Covestro, one of Germany’s largest companies, is an insulation foam specialist that could help Adnoc expand its chemicals business as part of a broader diversification strategy. Adnoc, under the leadership of Sultan al-Jaber, who is also in charge of UAE’s hosting of the COP28 climate summit, has sought to maximise the value of the Gulf state’s resources by expanding in downstream production.
The oil company has also been trying to make its large energy-intensive plants less dependent on fossil fuels, investing in green technologies and recycling solutions that are increasingly attractive as demand grows for less environmentally hazardous components.
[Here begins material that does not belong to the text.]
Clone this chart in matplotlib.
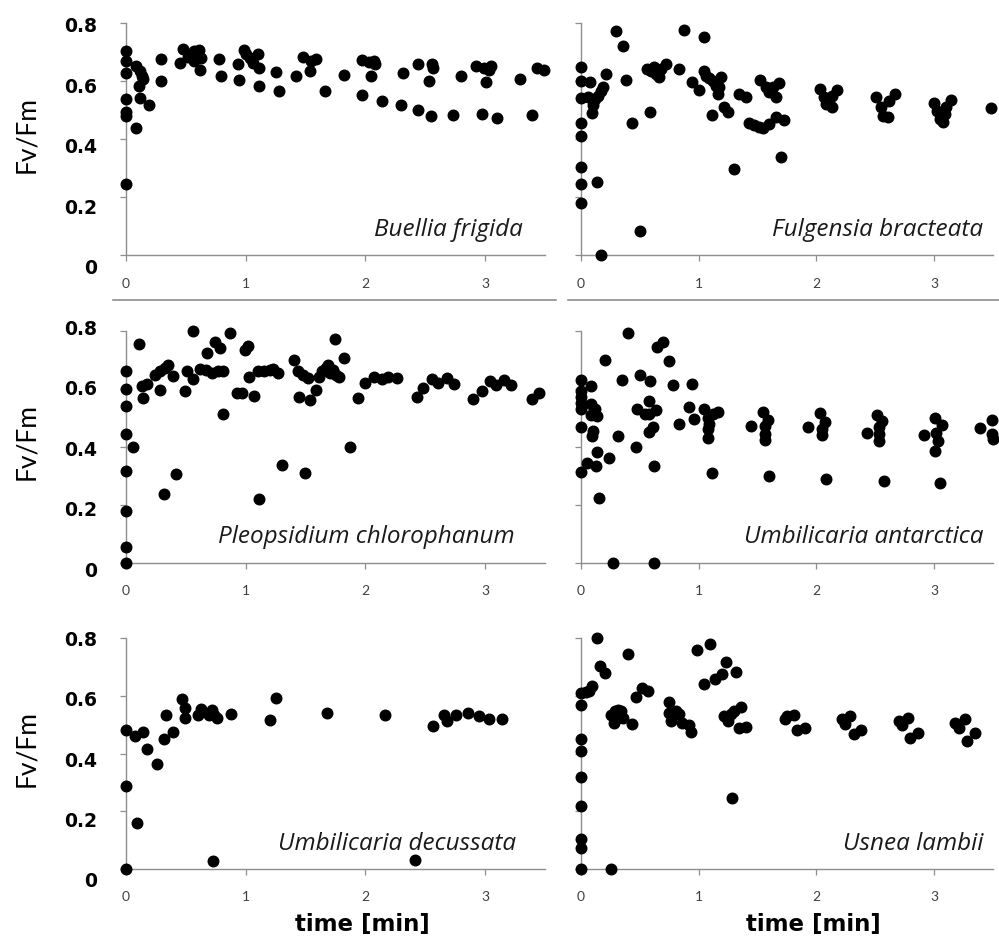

The rise in energy prices that has buoyed fossil fuel companies has presented the opposite challenge to chemical companies such as Covestro. In March, the company warned that profits this year would be “well below” those in 2022.
Last year, its earnings before interest, tax, depreciation and amortisation were €1.6bn, almost half the figure from the year before. “The sharp rise in energy and raw material prices during the year, especially in Europe, put a strain on the company,” Covestro said at the time.
The European gas crisis, which hit Germany particularly hard, prompted concern about the future of energy-intensive industries such as chemicals on the continent. BASF, the world’s largest chemical company by revenue, last year announced it would “permanently” downsize operations in Germany.
Shares in Covestro, which was spun out of Bayer in 2015, have roughly halved since a peak five years ago. They stood at €47.90 on Thursday afternoon, up by almost 20 per cent since the start of the week following reports from Bloomberg about Adnoc’s approach. The shares had gained about 1.6 per cent by Thursday afternoon.
Adnoc has earmarked $150bn to invest in natural gas, chemicals and clean energy, as companies transition away from relying on fossil fuels. The state-owned company is committed to expanding domestic production of crude oil, natural gas and related products, such as plastics.
It already owns a majority stake in Borouge, a joint venture with Austria’s Borealis.